FIG. 4A illustrates a case in which the movable members 13 and the slider 10 are located at the side of the upper end 12b of the screw shaft 12. In this condition, when the unillustrated motor 10 drives through the transmission wire 21 the screw shaft 12 to rotate in a positive direction, the movable members are moved linearly along the screw shaft 12. At the same time, the slider 10 is moved together with the movable members 13 along the curved guide rail 11. When the screw shaft 12 is rotated reversely, the movable members 13 and the slider 10 move toward the upper end 12b in a similar manner. In this movement, since the projections 13a are loosely fitted into the recesses 10d, the slider 10 can freely move in the horizontal direction toward and away from the moving member 13, and can incline as indicated by an arrow C.
An operation, in which the belt anchor 20 receives the force F through the shoulder belt 22 loosely connected to the belt anchor 20, will be described with reference to FIG. 5.
The force F is composed of a component fz in the direction Z (vertical direction) parallel to the screw shaft 12 and a component fxy in the directions X and Y (horizontal direction) perpendicular thereto.
The component fxy in the directions X and Y of the force applied to the shoulder belt 22 is born by the slider 10 and the guide rail 11. However, since the slider 10 is in loose engagement with the movable members 13, the component fxy in the directions X and Y is not applied to the movable members 13 and the screw shaft 12.
In the direction Z, since the slider 10 is merely engaged with the movable members 13, the component fz in the direction Z is not born by the slider 10 and the guide rail 11, and thus is born by the movable members 13 and the screw shaft 12 supported at the upper end 12b. Therefore, only a tensile stress is applied to the screw shaft 12 and a bending stress is not applied thereto. Consequently, the screw shaft 12 can have a diameter smaller than that of the conventional member without a possibility of breakage. Therefore, the whole device can be made compact.

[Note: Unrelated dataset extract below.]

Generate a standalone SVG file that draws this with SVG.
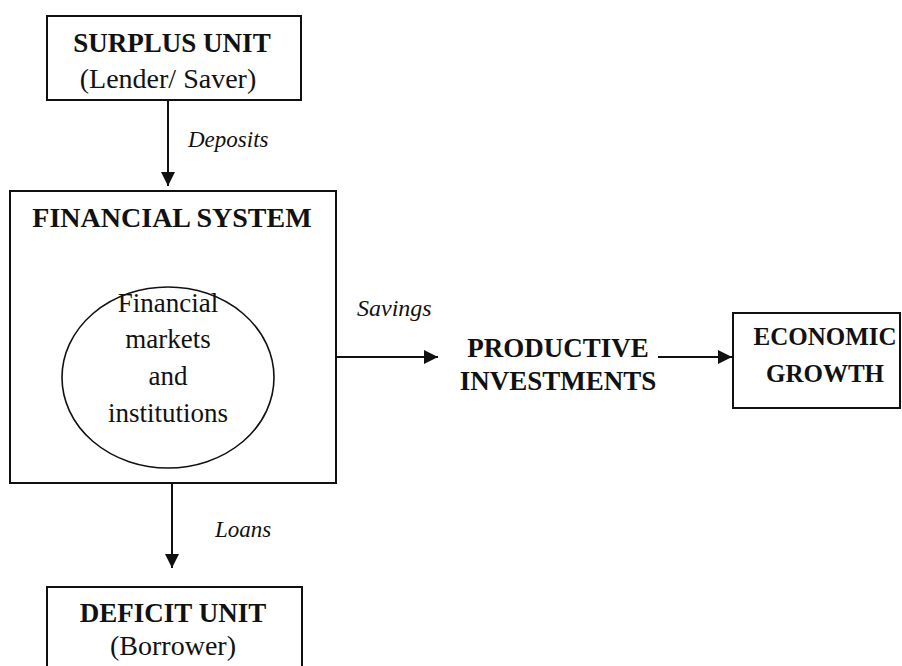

When the component fxy in the directions X and Y increases to a value larger than a maximum allowable strength (plastic deformation strength) of the guide rail 11, the guide rail 11 curvedly deforms to a degree corresponding to the component fxv in the directions X and Y, and a bending force is applied to the screw shaft 12. In consideration of this, the mounting member 16 in the illustrated embodiment has so fragile structure that it may deform or break at a value smaller than the breakage strength of the screw shaft 12, and is constructed to release the lower end 12a of the screw shaft 12 when deformed or broken, so that the screw shaft 12 will not receive a bending force larger than the releasing force.
Further, in the embodiment, the guide rail 11 may be curvedly formed to extend closely along the center pillar, which also contributes to the compact structure.
Also in the position adjusting device constructed as above, in which the coil spring 13B biases the two movable members 13, i.e., the female screw members away from each other, the slider 10, i.e., the anchor support member, can be moved very quietly along the guide rail 11.